In Brief Lives: Notes from a Philosopher's Diary, Anthony Kenny writes of David Lodge as his favorite novelist, as having covered the various phases of Kenny's life in fair synchrony, from troubled English Catholic (The British Museum is Falling Down, How Far Can You Go?), to academic (Changing Places, Small World, etc.), to older man hard of hearing (Deaf Sentence). On hearing, Kenny writes of learning from the radio that an Oxford historian had been convicted of murder, trying with his wife to guess who might be the victim and who the murderer, and his wife suddenly understanding that he must have heard "Oscar Pistorius", not "Oxford Historian".
My own hearing is not what it was, or anyway not what it should be. I thought that I should follow up on Deaf Sentence, and have done so. On the first page, I learned of
what is known to linguists as the Lombard Reflex, named after Etienne Lombard, who established early in the twentieth century that speakers increase their vocal effort in the presence of noise in the environment in order to resist degradation of the intelligibility of their messages. When many speakers display this reflex simultaneously they become, of course, their own environmental noise source, adding incrementally to its intensity.
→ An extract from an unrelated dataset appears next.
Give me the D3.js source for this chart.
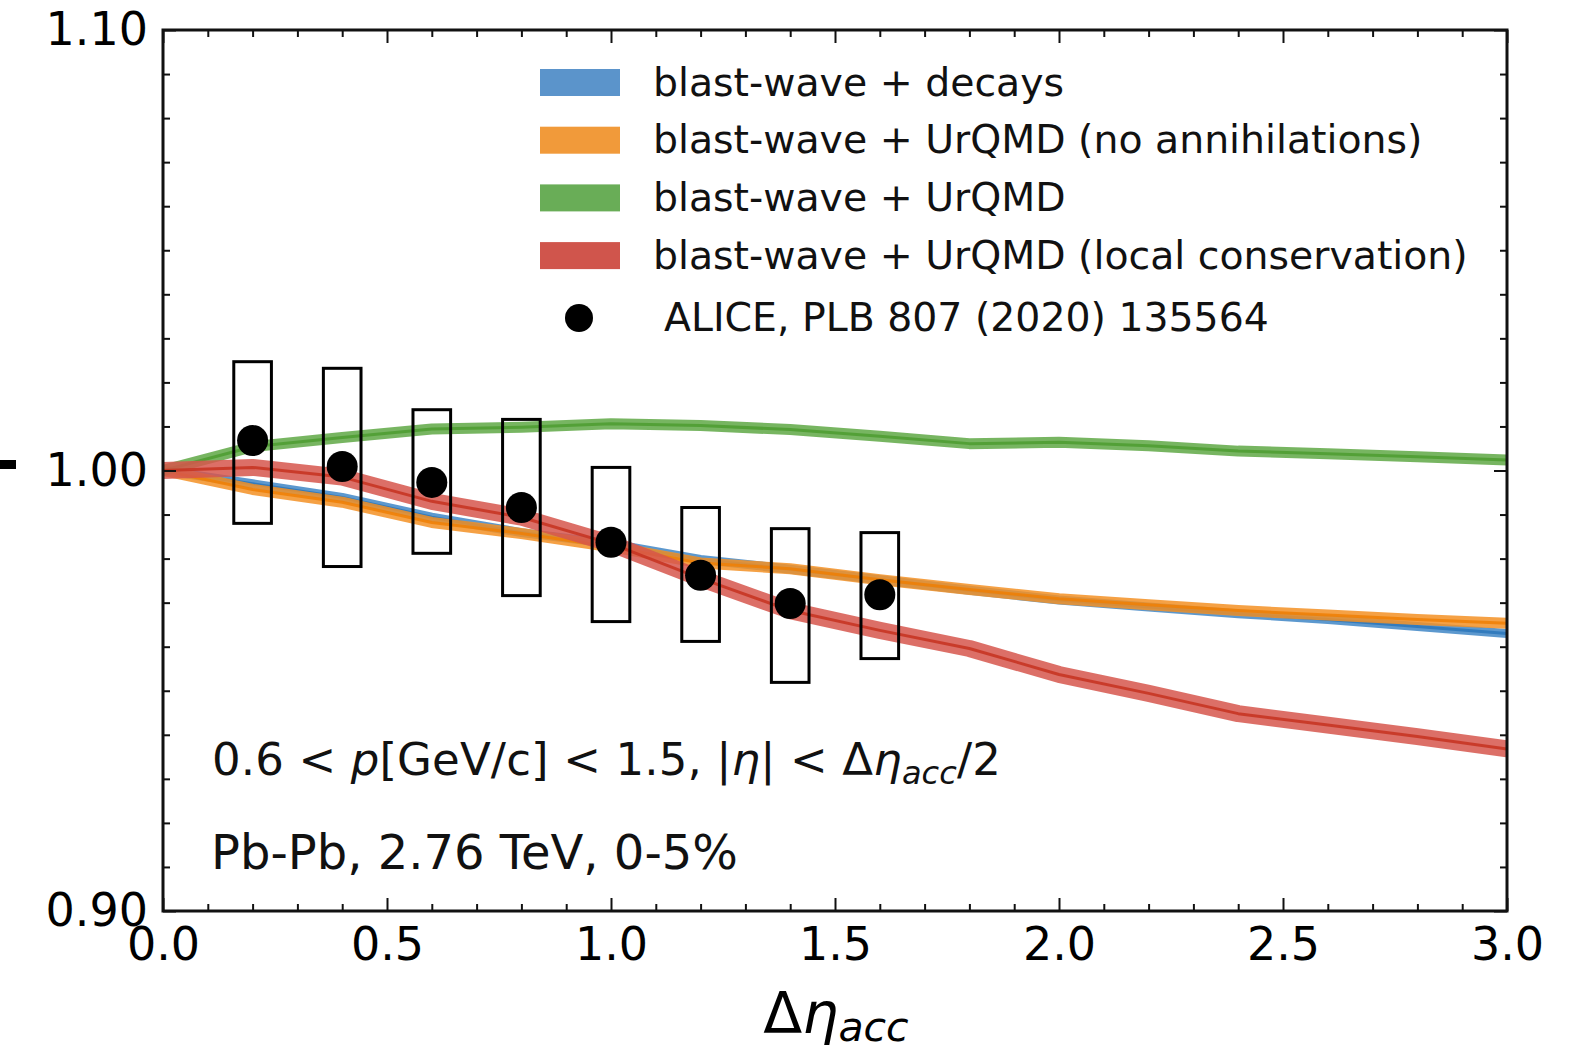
<!DOCTYPE html>
<html>
<head>
<meta charset="utf-8">
<script src="https://cdn.jsdelivr.net/npm/d3@7"></script>
<style>
  html, body { margin: 0; padding: 0; background: #fff; }
  svg { display: block; font-family: "DejaVu Sans", sans-serif; }
</style>
</head>
<body>
<svg id="chart" width="1588" height="1049"></svg>
<script>
// ---- data ----
const modelX = [0, 0.2, 0.4, 0.6, 0.8, 1.0, 1.2, 1.4, 1.6, 1.8, 2.0, 2.2, 2.4, 2.6, 2.8, 3.0];
const blastDecays = [1.0, 0.9970, 0.9939, 0.9894, 0.9859, 0.9834, 0.9798, 0.9776, 0.9752, 0.9728, 0.9706, 0.9690, 0.9675, 0.9662, 0.9646, 0.9630];
const urqmdNoAnn  = [1.0, 0.9957, 0.9928, 0.9882, 0.9857, 0.9827, 0.9790, 0.9777, 0.9752, 0.9730, 0.9709, 0.9695, 0.9682, 0.9672, 0.9662, 0.9653];
const urqmd       = [1.0, 1.0054, 1.0075, 1.0094, 1.0098, 1.0106, 1.0102, 1.0093, 1.0078, 1.0061, 1.0064, 1.0056, 1.0044, 1.0038, 1.0031, 1.0024];
const urqmdLocal  = [1.0, 1.0007, 0.9985, 0.9930, 0.9894, 0.9834, 0.9755, 0.9682, 0.9637, 0.9596, 0.9537, 0.9494, 0.9448, 0.9422, 0.9396, 0.9368];

const aliceX   = [0.2, 0.4, 0.6, 0.8, 1.0, 1.2, 1.4, 1.6];
const aliceY   = [1.0068, 1.0009, 0.9973, 0.9916, 0.9837, 0.9762, 0.9698, 0.9718];
const aliceSysHi = [1.0247, 1.0232, 1.0138, 1.0116, 1.0007, 0.9916, 0.9868, 0.9859];
const aliceSysLo = [0.9880, 0.9782, 0.9812, 0.9716, 0.9657, 0.9612, 0.9519, 0.9573];
const boxHalfWidth = 0.042;

const seriesNames = [
  "blast-wave + decays",
  "blast-wave + UrQMD (no annihilations)",
  "blast-wave + UrQMD",
  "blast-wave + UrQMD (local conservation)"
];
const dataLabel = "ALICE, PLB 807 (2020) 135564";

const xMajorTicks = [0, 0.5, 1.0, 1.5, 2.0, 2.5, 3.0];
const xTickLabels = ["0.0", "0.5", "1.0", "1.5", "2.0", "2.5", "3.0"];
const yMajorTicks = [0.90, 1.00, 1.10];
const yTickLabels = ["0.90", "1.00", "1.10"];

// ---- styles ----
const series = [
  { values: blastDecays, band: "#3f86c6", line: "#2a76ba", width: 9,  legend: "#5b94cb" },
  { values: urqmdNoAnn,  band: "#f39024", line: "#ee7f05", width: 11, legend: "#f19a3a" },
  { values: urqmd,       band: "#5fa845", line: "#4c9c30", width: 11, legend: "#69ad57" },
  { values: urqmdLocal,  band: "#d6564c", line: "#c53220", width: 17, legend: "#d0554c" }
];

const L = 163, R = 1507, T = 30, B = 911;
const svg = d3.select("#chart");
const x = d3.scaleLinear().domain([0, 3]).range([L, R]);
const y = d3.scaleLinear().domain([0.9, 1.1]).range([B, T]);

// artifact dash at far left
svg.append("rect").attr("x", 0).attr("y", 460).attr("width", 16).attr("height", 9).attr("fill", "#000");

// clip
svg.append("clipPath").attr("id", "clip").append("rect")
  .attr("x", L).attr("y", T).attr("width", R - L).attr("height", B - T);

const plot = svg.append("g").attr("clip-path", "url(#clip)");

const lineGen = d3.line().x((d, i) => x(modelX[i])).y(d => y(d));
series.forEach(s => {
  plot.append("path").datum(s.values).attr("d", lineGen)
    .attr("fill", "none").attr("stroke", s.band).attr("stroke-opacity", 0.85)
    .attr("stroke-width", s.width).attr("stroke-linejoin", "round");
  plot.append("path").datum(s.values).attr("d", lineGen)
    .attr("fill", "none").attr("stroke", s.line).attr("stroke-opacity", 0.85)
    .attr("stroke-width", 3).attr("stroke-linejoin", "round");
});

// ALICE data: systematic boxes and points
const pts = aliceX.map((xv, i) => ({ x: xv, y: aliceY[i], hi: aliceSysHi[i], lo: aliceSysLo[i] }));
plot.selectAll("rect.sys").data(pts).enter().append("rect").attr("class", "sys")
  .attr("x", d => x(d.x - boxHalfWidth))
  .attr("width", d => x(d.x + boxHalfWidth) - x(d.x - boxHalfWidth))
  .attr("y", d => y(d.hi))
  .attr("height", d => y(d.lo) - y(d.hi))
  .attr("fill", "none").attr("stroke", "#000").attr("stroke-width", 3);
plot.selectAll("circle.pt").data(pts).enter().append("circle").attr("class", "pt")
  .attr("cx", d => x(d.x)).attr("cy", d => y(d.y)).attr("r", 15.5).attr("fill", "#000");

// ---- axes ----
const xMinor = d3.range(0, 31).map(i => i / 10).filter(v => Math.abs(v * 2 - Math.round(v * 2)) > 1e-6);
const yMinor = d3.range(0, 21).map(i => 0.9 + i / 100).filter(v => !yMajorTicks.some(t => Math.abs(t - v) < 1e-6));

function styleAxis(g) {
  g.select(".domain").remove();
  g.selectAll(".tick line").attr("stroke", "#111").attr("stroke-width", 2);
  g.selectAll(".tick text").attr("fill", "#000").style("font-family", "DejaVu Sans").style("font-size", "46px");
}

const fmtX = d => xTickLabels[xMajorTicks.indexOf(d)];
const fmtY = d => yTickLabels[yMajorTicks.findIndex(t => Math.abs(t - d) < 1e-9)];

svg.append("g").attr("transform", `translate(0,${B})`)
  .call(d3.axisBottom(x).tickValues(xMajorTicks).tickFormat(fmtX).tickSizeInner(-13).tickSizeOuter(0).tickPadding(16))
  .call(styleAxis);
svg.append("g").attr("transform", `translate(0,${B})`)
  .call(d3.axisBottom(x).tickValues(xMinor).tickFormat("").tickSizeInner(-7).tickSizeOuter(0))
  .call(styleAxis);
svg.append("g").attr("transform", `translate(0,${T})`)
  .call(d3.axisTop(x).tickValues(xMajorTicks).tickFormat("").tickSizeInner(-13).tickSizeOuter(0))
  .call(styleAxis);
svg.append("g").attr("transform", `translate(0,${T})`)
  .call(d3.axisTop(x).tickValues(xMinor).tickFormat("").tickSizeInner(-7).tickSizeOuter(0))
  .call(styleAxis);

svg.append("g").attr("transform", `translate(${L},0)`)
  .call(d3.axisLeft(y).tickValues(yMajorTicks).tickFormat(fmtY).tickSizeInner(-13).tickSizeOuter(0).tickPadding(15))
  .call(styleAxis);
svg.append("g").attr("transform", `translate(${L},0)`)
  .call(d3.axisLeft(y).tickValues(yMinor).tickFormat("").tickSizeInner(-7).tickSizeOuter(0))
  .call(styleAxis);
svg.append("g").attr("transform", `translate(${R},0)`)
  .call(d3.axisRight(y).tickValues(yMajorTicks).tickFormat("").tickSizeInner(-13).tickSizeOuter(0))
  .call(styleAxis);
svg.append("g").attr("transform", `translate(${R},0)`)
  .call(d3.axisRight(y).tickValues(yMinor).tickFormat("").tickSizeInner(-7).tickSizeOuter(0))
  .call(styleAxis);

// frame
svg.append("rect").attr("x", L).attr("y", T).attr("width", R - L).attr("height", B - T)
  .attr("fill", "none").attr("stroke", "#111").attr("stroke-width", 3);

// x-axis label
const xl = svg.append("text").attr("x", 836).attr("y", 1033).attr("text-anchor", "middle")
  .style("font-size", "57px").attr("fill", "#000");
xl.append("tspan").text("Δ");
xl.append("tspan").style("font-style", "italic").text("η");
xl.append("tspan").style("font-style", "italic").style("font-size", "41px").attr("dy", 8).text("acc");

// ---- legend ----
const legX = 540, legTextX = 653, legY0 = 82.5, legStep = 57.7;
series.forEach((s, i) => {
  const cy = legY0 + i * legStep;
  svg.append("rect").attr("x", legX).attr("y", cy - 13.5).attr("width", 80).attr("height", 27).attr("fill", s.legend);
  svg.append("text").attr("x", legTextX).attr("y", cy + 13).style("font-size", "39.4px").attr("fill", "#111")
    .text(seriesNames[i]);
});
svg.append("circle").attr("cx", 579).attr("cy", 318).attr("r", 14).attr("fill", "#000");
svg.append("text").attr("x", 664).attr("y", 331).style("font-size", "39.4px").attr("fill", "#111").text(dataLabel);

// ---- annotations ----
const a1 = svg.append("text").attr("x", 212).attr("y", 775).style("font-size", "45px").attr("fill", "#111")
  .attr("textLength", 789).attr("lengthAdjust", "spacing");
a1.append("tspan").text("0.6 < ");
a1.append("tspan").style("font-style", "italic").text("p");
a1.append("tspan").text("[GeV/c] < 1.5, |");
a1.append("tspan").style("font-style", "italic").text("η");
a1.append("tspan").text("| < Δ");
a1.append("tspan").style("font-style", "italic").text("η");
a1.append("tspan").style("font-style", "italic").style("font-size", "32px").attr("dy", 9).text("acc");
a1.append("tspan").attr("dy", -9).text("/2");

svg.append("text").attr("x", 211).attr("y", 869).style("font-size", "48px").attr("fill", "#111")
  .text("Pb-Pb, 2.76 TeV, 0-5%");
</script>
</body>
</html>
(American restaurateurs love to produce the Lombard Reflex; I loathe it.)
It is the conviction of Desmond Bates, a retired professor of linguistics that blindness is tragic, deafness comic. Lodge does get a good deal of comedy out of Bates's difficulties with noisy rooms, batteries that fail in hearing aids, and so on. I found myself grateful that I have rather more hearing left, and and am slightly older than Bates. On the other hand, the depiction of hearing aids is not encouraging.
Ultimately death does come into the novel--as part of history, as a wife's, as a father's.
I am glad to have read the book, and grateful to Kenny for having mentioned it.